Per chi si affida alle istituzioni italiane, invece, l’individuo rimane nella società in cui ha sempre vissuto ma è soggetto al monitoraggio economico, che dura dai due ai tre anni: il paziente non può gestire autonomamente il proprio denaro, ma è affidato a un familiare o a un amministratore di sostegno.
“Non tutti riescono a superare il periodo”, ammette a malincuore l’educatore, e sono soprattutto i più giovani a interrompere il percorso. “Servirebbero attività peculiari per loro” rivela, ma come sempre le carenze di budget dettano la linea.
“La situazione negli ultimi anni è peggiorata. A Trieste c’è perfino un servizio taxi gratuito che porta fino a i casinò”: sono le parole di un’operatrice dell’Azienda sanitaria locale, che ci chiede di rimanere anonima. A tutto ciò si aggiungono le corriere che arrivano dal Veneto piene di persone proprio per andare a giocare, tutto pagato dalle sale gioco stesse.

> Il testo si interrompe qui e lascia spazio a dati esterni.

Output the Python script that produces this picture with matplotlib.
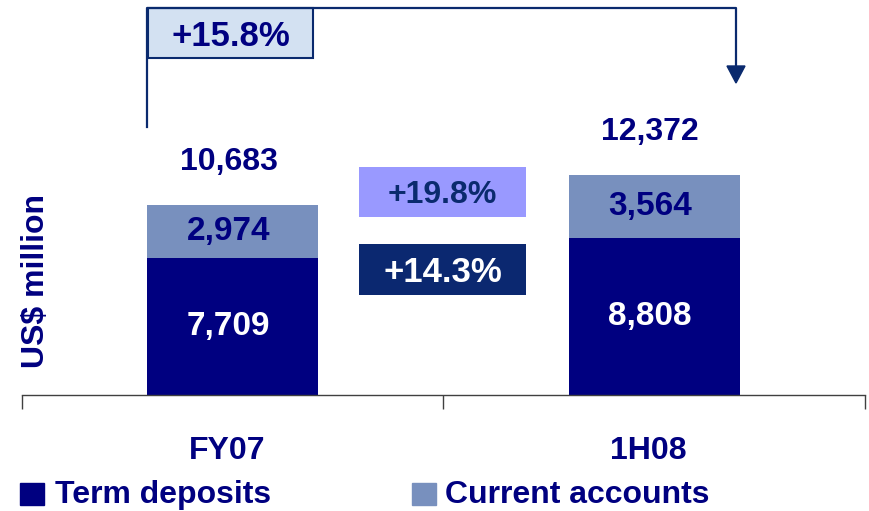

Non c’è quindi da sorprendersi se anche la politica ha finalmente iniziato a prendere provvedimenti in questa direzione, come dimostra la modifica alla legge regionale 1/2014, approvata il 17 luglio 2017, che vieta l’oscuramento delle vetrine delle sale slot, i cui luoghi angusti sono uno degli elementi che contribuiscono alla caduta nella dipendenza. La nostra stessa interlocutrice ammette, però, che il provvedimento non è rispettato da tutti.
In Piemonte, invece, da settembre 2017 si è arrivati addirittura alla chiusura di moltissimi di questi locali, tanto che il giro d’affari è precipitato da 15 miliardi a 3 miliardi annui. Il tintinnio dei soldi sembra quindi oscurare qualsiasi altro rumore. Perfino lo straziante silenzio in cui piombano migliaia di persone ogni anno e il cui peso sociale ed economico investe famiglie, comunità, reti sociali.
La “morale” che ne esce è che i risultati finali sovrastano i costi che si lasciano dietro, anche se non si tratta solo di risparmi andati in fumo ma di vite piegate dai propri vizi. Chi ci guadagna non vuole guardarsi indietro, molto meglio ammirare le luci intermittenti al neon che rimbalzano su autobus e macchine targate Montecarlo. Chi cerca di aiutare coloro che vengono ingoiati da questo turbinio si ritrova a fare i conti con problemi sempre più grandi, ma con mezzi proporzionalmente sempre più ridotti.
Nel frattempo, il cartellone pubblicitario sull’autostrada, raffigurante una bellissima ragazza vestita da sera che gioca alla roulette, continua a immortalare il desiderio segreto di molti. L’incubo di moltissimi.